I understand now what it’s like to be a bystander, simply an observer. I am alone here and I have every opportunity to close myself off in my room, not willing to face the daily challenges. But unlike those returning home on the ship, I understand that I am alone in the best way possible.
I am learning what it means to stand in the background, soak up an environment and culture, truly learn from people who have so much to offer.
Somewhere along the line growing up, I somehow learned that a “good day” meant that everything had to be going my way. How often do I grumble when it rains or become discontented if I have to wake up super early to finish a paper that I waited last minute to do. One thing goes “wrong” and my attitude plunders into “bad day” mode. I become miserable and irritated just wishing that today would end sooner so that tomorrow can be better. When did I learn that my way was the right way? That easy meant good and challenging meant bad? Don’t we know as Christians that true joy isn’t dependent on circumstances? Why do I know this, yet let one spilled coffee cause me to have a negative attitude as if it’s some sort of omen of a bad day to come?
Nothing here is perfect or easy. Nothing is my way. But that’s the beauty in it.
Every single day I learn from mistakes.
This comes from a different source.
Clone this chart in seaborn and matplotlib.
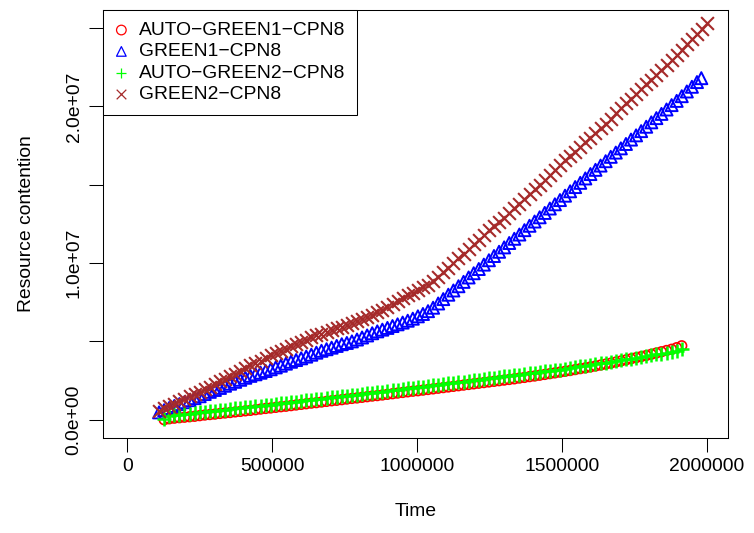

I have seriously offended waiters thinking I was complimenting the meal by giving them the “ok” sign, I have ruined many dinners and desserts because I failed to correctly translate a recipe. I have missed trains, got caught in train strikes, gotten lost walking around Torino, stood over my Italian stove struggling to figure out how to even get a flame with the stove lighter (not an easy task), got caught in a rainstorm in the Alps. I have to adjust to having no heat in the apartment at night due to government regulation and I have to be sure that I make no loud noises from 10pm until 8am.
But that's just it! Half the fun in life is made up of the challenges and the unexpected! How boring would life be if we really did control everything like we want to? We are often impacted most by those who have a good attitude in the midst of struggles, and these Italians do it every day.
Nothing is easy here. But let me tell you, I wouldn't have it any other way.
Thursday, September 15, 2011
From that day on, if I was ever going somewhere, I was running!
After studying Italian for a few solid hours I felt the urge to get outside and do something. After all, when you’re in Italy, why would you want to waste a beautiful 30 degree day (86 degrees to us) inside?
My fellow students in the apartment were spending the day at museums or recovering from their fun nights at the clubs that brought them in at 5am.
So, feeling a bit lonely, I decided to attend to my "alone time" routine: run.
The famous River Po is a quick 2 minute walk from my apartment with a running trail that winds all the way down to the city. I pulled a Forrest Gump and ran until I didn’t feel like running anymore.
A ways down the path, I stopped and looked up. What did I see?
Oh, just a giant castle towering above me.
That’s the kind of thing that happens here.
You just have to get up, get lost, and you’ll find something that you never expected.
And that's the fun part about life's surprises, you can't look for them, you simply stumble upon them.